4. Bulk Registration Data Access
As described in the answer to question 38 (Data Escrow), the Escrow module of the CORE Registration System is capable of creating files containing Thin Registration Data, as well as Thick Registration Data restricted to the domain names of a single registrar. Using this facility, CORE will grant ICANN periodic access to Thin Registration Data, as well as exceptional access to a failing registrarʹs Thick Registration Data, in a format and on a schedule fully compliant with Specification 2, Section 3.
5. Experience in providing ICANN-compliant Whois services
CORE has been operating Shared Registry Systems (SRS) since 1997, which all require a connected port 43 Whois server. In its role as the registry backend operator for .cat and .museum, CORE has continuously provided (and still provides) reliable Whois services for these registries, being in full compliance with RFC 3912 and ICANN registry agreements.
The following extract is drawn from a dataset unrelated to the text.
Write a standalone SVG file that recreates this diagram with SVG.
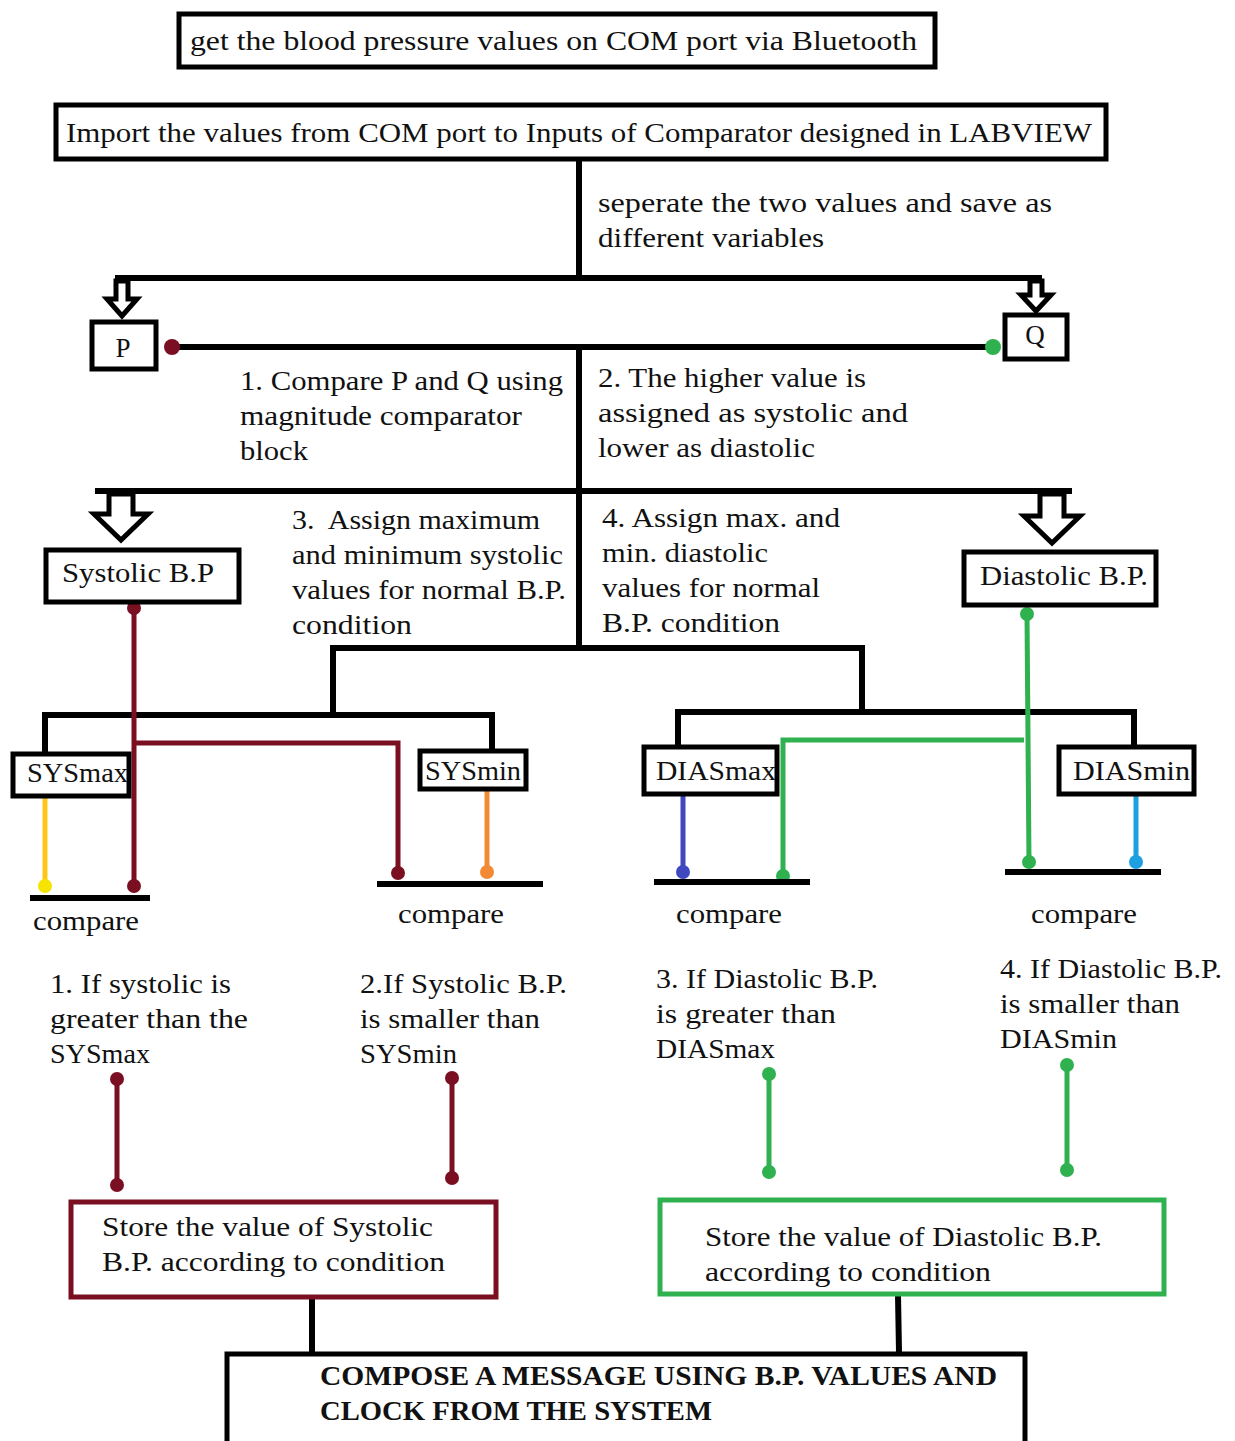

The experience gathered from these previous Whois related activities enables CORE to develop and operate a Whois subsystem for the .ART Registry that is fully compliant with all ICANN requirements.
6. Resourcing Plans
The CORE Registration System already supports the Whois services as described above at the time of writing. Since the system is designed to be highly configurable, the realisation of different privacy policies merely requires changing the respective settings within the system configuration.
This means that no development resources will be needed for the Whois service during the initial setup of the system. However, the staff on duty at CORE will need to define the related policies and configure the system accordingly.
6.1 Initial implementation
For the initial setup, the following resources are allotted:
* Registry Policy Officer: finalising policies, creating documentation: 1.5 man days
* System Administrator: configuring system for policies: 4 man hours
* First Level Support: training: 2 man hours per person
6.2 Ongoing maintenance
For the ongoing system maintenance, the following resources are allotted:
* System Administrator: system maintenance: 0.5 man days per month
* First Level Support: support: 6 man hours per month
* Second Level Support: access authorisation: 5 man hours per month
Employees already working for CORE Internet Council of Registrars will be handling these tasks. The numbers above were determined by averaging the effort required for comparable tasks conducted by CORE in the past over the course of 12 months.